His problems didn't end there. When Kurt Cobain committed suicide earlier this year, his action threw the career of every post-grunge 'alternative' rock star into sharp relief. Especially Evan's. After Kurt, he was probably the genre's most recognisable face and almost certainly its greatest songwriter. With the king of grunge dead, Dando was the logical successor. Evan himself, of course, wants no part of it. Pushed for a definition of grunge he dismisses it as "the sticky stuff you get left in a bong" and the notion of him being the new king of commercial-alternative American guitar rock is dismissed with a curt "Don't be silly". So, with Come On Feel.. cementing The Lemonheads' international appeal, it's time for Evan to sit back and discuss crack, crops and, er, Kylie.

Because it hasn't all been misery for Evan in the last 12 months. There was the added bonus of a steamy affair with everyone's favourite pop poppet, Ms Kylie Minogue. Or was there? "No, no," he smirks. "All that happened is we went out together dancing and got drunk. She came to our show and she showed us round Melbourne but that was it. It's just a shame that she's got so much press action on her that they had to write that we had a big affair."
Didn't you fancy her then? "Oh sure," he giggles. "She's cute. She's a hot babe."

Only Evan Dando could utter that sentence without sounding like a lobotomised extra from Wayne's World. But then he's something of a sex symbol himself: his lantern-jawed good looks and huggable child-of-the-universe persona has been known to send even the most sensible indie girlie a bit wibbly. For his part, Evan is said to hate the role. It's even been suggested that his principal motivation for replacing his trademark shoulder-length mop of strawberry blonde curls with a crop of almost military severity was to get rid of the screaming girls.

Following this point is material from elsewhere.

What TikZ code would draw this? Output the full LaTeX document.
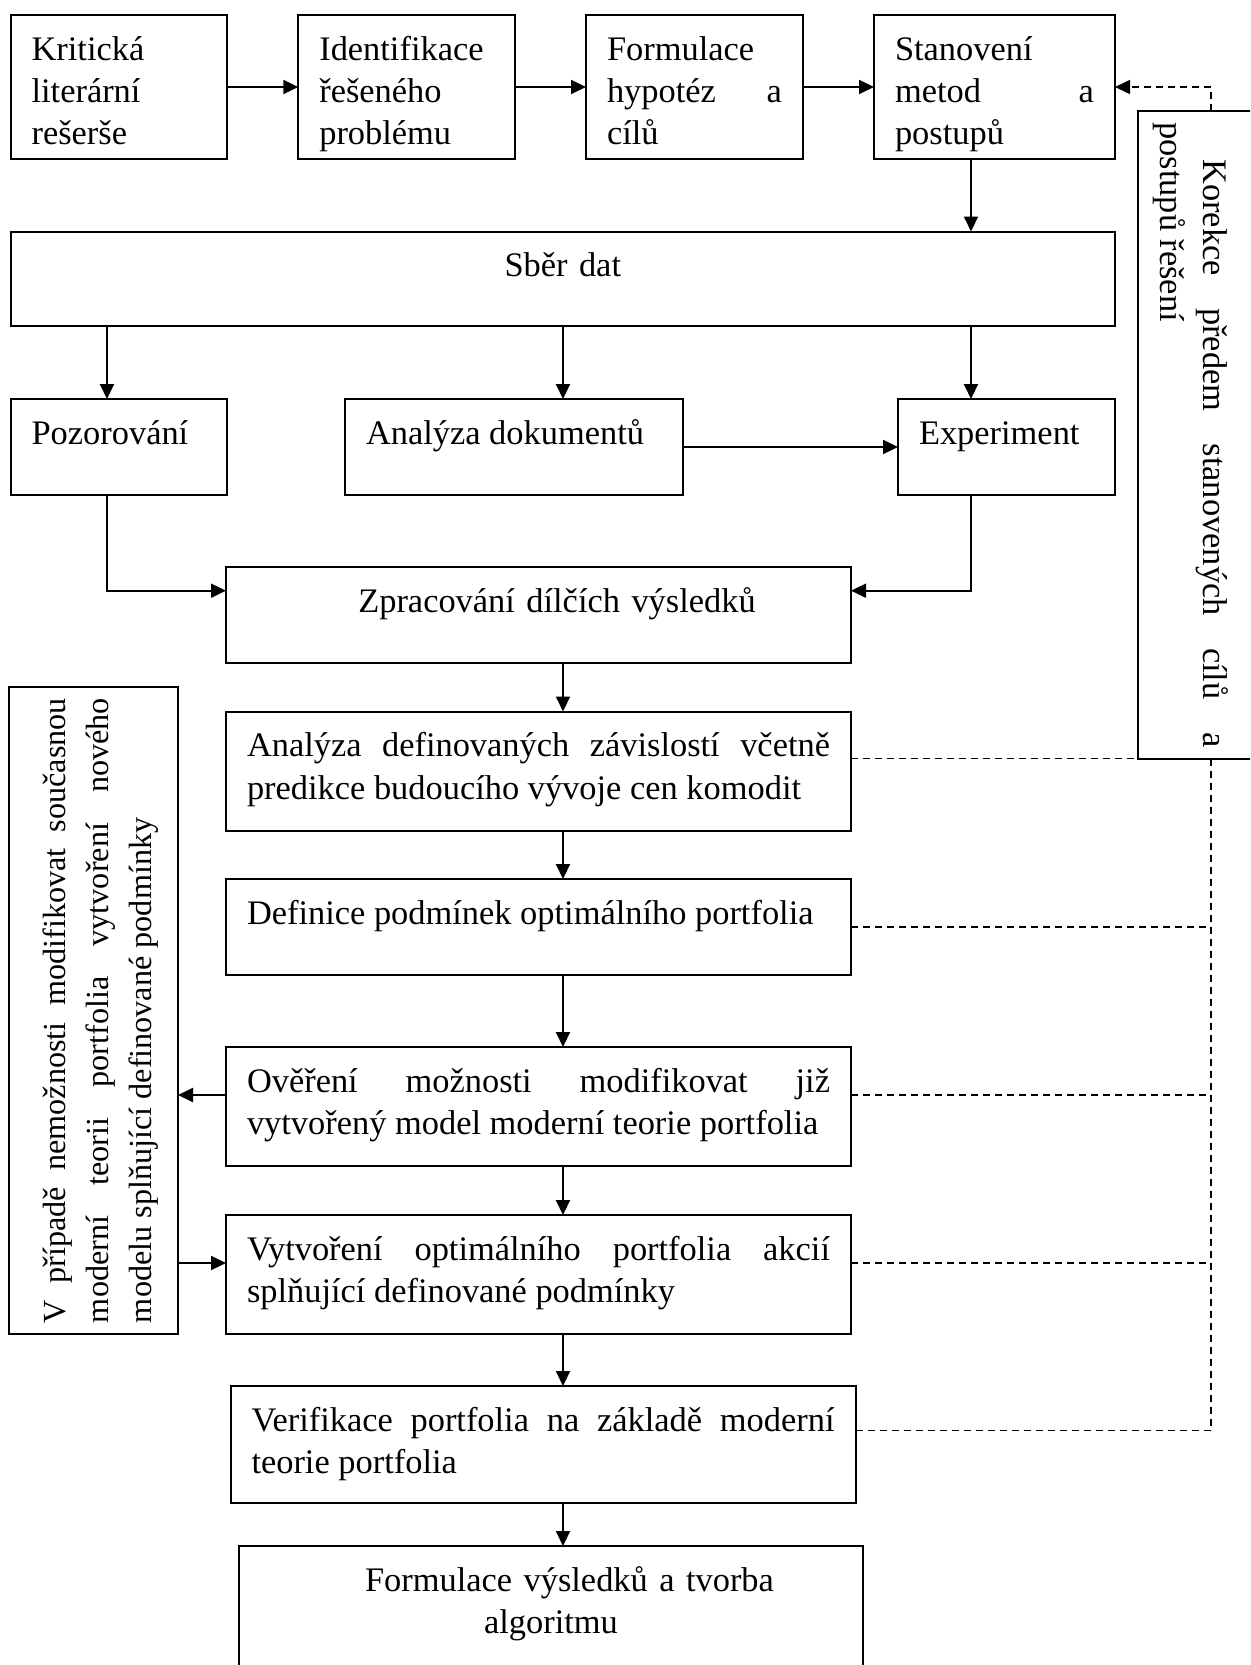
\documentclass[tikz,border=0pt]{standalone}
\usepackage{fontspec}
\setmainfont{Liberation Serif}
\usetikzlibrary{arrows.meta,positioning}

\newcommand{\boxfont}{\fontsize{17.2pt}{21.25pt}\selectfont\hyphenpenalty=10000\exhyphenpenalty=10000}
\newcommand{\sidefont}{\fontsize{16.1pt}{21.75pt}\selectfont\hyphenpenalty=10000\exhyphenpenalty=10000}

\tikzset{
    blok/.style={draw, line width=1pt, anchor=north west, outer sep=0pt, inner xsep=10.5pt, inner ysep=0pt, text height=22.5pt, align=justify, font=\boxfont}, % box with text at the top
    tip/.style={-{Triangle[length=7.5pt,width=7pt]}},
    spoj/.style={tip, line width=1pt}, % solid arrow
    carka/.style={line width=0.8pt, dash pattern=on 3.5pt off 2.5pt} % dashed line
}

\begin{document}
\begin{tikzpicture}[x=0.5pt, y=-0.5pt]
    \useasboundingbox (0,0) rectangle (1250,1665);
    \clip (0,0) rectangle (1250,1665);

    % top row, each box to the right of the previous one
    \node[blok, text width=87.35pt, text depth=49.5pt] (kl) at (10.6,15) {Kritická\linebreak literární\linebreak rešerše};
    \node[blok, text width=87.35pt, text depth=49.5pt, right=35.5pt of kl] (ip) {Identifikace\linebreak řešeného\linebreak problému};
    \node[blok, text width=87.5pt, text depth=49.5pt, right=35.5pt of ip] (fh) {Formulace\linebreak hypotéz a\linebreak cílů};
    \node[blok, text width=99.5pt, text depth=49.5pt, right=35.5pt of fh] (sm) {Stanovení\linebreak metod a\linebreak postupů};

    % data collection and its three methods
    \node[blok, align=center, text width=531.2pt, text depth=24.75pt] (sd) at (10.6,231.5) {Sběr dat};
    \node[blok, text width=87.35pt, text depth=25.5pt] (poz) at (10.6,399) {Pozorování};
    \node[blok, text width=148pt, text depth=25.5pt] (adok) at (345,399) {Analýza dokumentů};
    \node[blok, text width=87.5pt, text depth=25.5pt] (exp) at (898,399) {Experiment};

    % main column
    \node[blok, align=center, text width=291.5pt, text depth=25.5pt] (zdv) at (226,567) {\hspace*{18.5pt}Zpracování dílčích výsledků};
    \node[blok, text width=291.5pt, text depth=37pt] (azav) at (226,711.5) {Analýza definovaných závislostí včetně\linebreak predikce budoucího vývoje cen komodit};
    \node[blok, text width=291.5pt, text depth=25.5pt] (dpod) at (226,879) {Definice podmínek optimálního portfolia};
    \node[blok, text width=291.5pt, text depth=37pt] (over) at (226,1047) {Ověření možnosti modifikovat již\linebreak vytvořený model moderní teorie portfolia};
    \node[blok, text width=291.5pt, text depth=37pt] (vytv) at (226,1215) {Vytvoření optimálního portfolia akcií\linebreak splňující definované podmínky};
    \node[blok, text width=291.5pt, text depth=36pt] (verif) at (230.5,1386) {Verifikace portfolia na základě moderní\linebreak teorie portfolia};
    \node[blok, align=center, text width=291pt, text depth=44.5pt] (form) at (239,1546) {\hspace*{18.5pt}Formulace výsledků a tvorba\\algoritmu};

    % side boxes with turned text
    \node[blok, rotate=90, anchor=north east, font=\sidefont, inner xsep=5.5pt, text width=312.5pt, text height=27.85pt, text depth=56.5pt] (npr) at (9.3,687) {V případě nemožnosti modifikovat současnou\linebreak moderní teorii portfolia vytvoření nového\linebreak modelu splňující definované podmínky};
    \node[blok, rotate=-90, anchor=south west, inner xsep=5.8pt, text width=312.5pt, text height=29.35pt, text depth=32.8pt] (kor) at (1137.7,110.7) {\hspace*{18.5pt}Korekce předem stanovených cílů a\linebreak postupů řešení};

    % columns of the vertical connectors
    \coordinate (colA) at (107,0);
    \coordinate (colB) at (563,0);
    \coordinate (colC) at (971,0);
    \coordinate (bus) at (1211,0);

    % attach points on the sides of the boxes
    \coordinate (zpl) at ([yshift=-11.85pt]zdv.north west);
    \coordinate (zpr) at ([yshift=-11.85pt]zdv.north east);
    \coordinate (az1) at ([yshift=-23.5pt]azav.north east);
    \coordinate (dp1) at ([yshift=-24pt]dpod.north east);
    \coordinate (ov1) at ([yshift=-24pt]over.north east);
    \coordinate (ov2) at ([yshift=-24pt]over.north west);
    \coordinate (vy1) at ([yshift=-24pt]vytv.north east);
    \coordinate (vy2) at ([yshift=-24pt]vytv.north west);
    \coordinate (ve1) at ([yshift=-22.25pt]verif.north east);

    % solid arrows
    \draw[spoj] (kl) -- (ip);
    \draw[spoj] (ip) -- (fh);
    \draw[spoj] (fh) -- (sm);
    \draw[spoj] (sm.south -| colC) -- (sd.north -| colC);
    \draw[spoj] (sd.south -| colA) -- (poz.north -| colA);
    \draw[spoj] (sd.south -| colB) -- (adok.north -| colB);
    \draw[spoj] (sd.south -| colC) -- (exp.north -| colC);
    \draw[spoj] (adok) -- (exp);
    \draw[spoj] (poz.south -| colA) |- (zpl);
    \draw[spoj] (exp.south -| colC) |- (zpr);
    \draw[spoj] (zdv.south -| colB) -- (azav.north -| colB);
    \draw[spoj] (azav.south -| colB) -- (dpod.north -| colB);
    \draw[spoj] (dpod.south -| colB) -- (over.north -| colB);
    \draw[spoj] (over.south -| colB) -- (vytv.north -| colB);
    \draw[spoj] (vytv.south -| colB) -- (verif.north -| colB);
    \draw[spoj] (verif.south -| colB) -- (form.north -| colB);
    \draw[spoj] (ov2) -- (ov2 -| npr.south);
    \draw[spoj] (vy2 -| npr.south) -- (vy2);

    % dashed feedback lines
    \draw[carka] (az1) -- (az1 -| bus);
    \draw[carka] (dp1) -- (dp1 -| bus);
    \draw[carka] (ov1) -- (ov1 -| bus);
    \draw[carka] (vy1) -- (vy1 -| bus);
    \draw[carka] (ve1) -- (ve1 -| bus);
    \draw[carka] (az1 -| bus) -- (ve1 -| bus);
    \draw[carka, tip] (kor.west -| bus) |- (sm.east);
\end{tikzpicture}
\end{document}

"Nah, I just did it for fun, " he refutes. "I got drunk, decided I wanted to shave my head and started clipping. Now I've done it, of course, I want to grow it back."

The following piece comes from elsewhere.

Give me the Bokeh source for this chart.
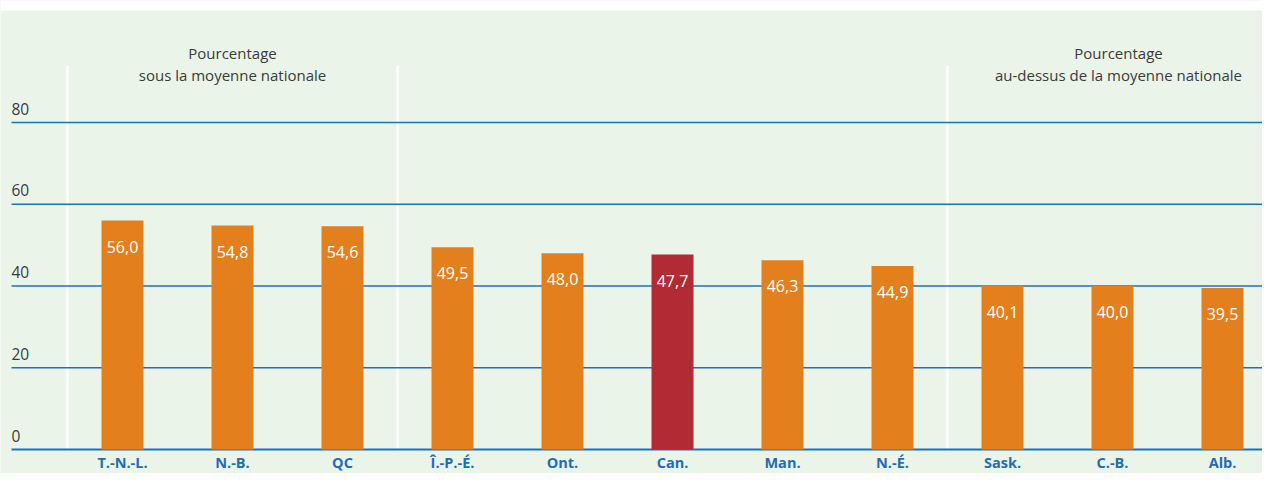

He does admit to sleeping with groupies when the band first started our (the 'Heads spent years as unknown angry punkers before discovering their current more mellow musical direction) but claims he ceased all such activity years ago "because it just didn't feel right". And despite his supposed dissatisfaction with sex symbol status, he actually seems very relaxed with the attention - and very secure with his sexuality. Asking someone if they're attracted to people of their own sex usually raises eyebrows, if not hackles. Not here - he just shrugs his shoulders and declares: "I can appreciate guys who look really cool but I'm not really sexually attracted to them."

So we've done sex, we've done rock'n'roll, time to broach the final part of the immortal triumvirate and bring up the subject of drugs. Again, you might assume this to be a touchy topic but Evan doesn't even blink one of those heavy eyelids. Instead, he frankly admits that both drugs and alcohol disagree with him and make him depressed, but he's still disinclined to preach on the subject.

"Y'know, I'm going to try and stay away from them but sometimes I may fall from grace. The main thing I'm going to do is avoid talking to the press about drugs."

The media spotlight, it seems, is the one thing that can dispel Evan's happy-go-lucky attitude to life. Not that he hasn't got good reason - at one point some particularly lurid (and completely untrue) rumours attempted to implicate him in events surrounding Cobain's suicide. For a man who was a great admirer - and friend - to "the 90s' first true rock star", that must have been hurtful.

"When I first heard he was dead I was angry, 'cos we weren't going to hear any more classic songs from Kurt. Later I became more empathetic about it, but he just seemed the kind of guy we could use around."

Despite his own brushes with infamy, it seems unlikely that we could ever lose Evan in the same way. For a start he retains an inbuilt pressure valve - whenever things get too much he simply ups and offs for Australia where, despite his fame, he feels able to relax.

"It's just a cool place for me to regain my perspective," he smiles. "I can just kick back and forget all about being Evan Dando."

And with one more goofy grin, he's of to charm someone else.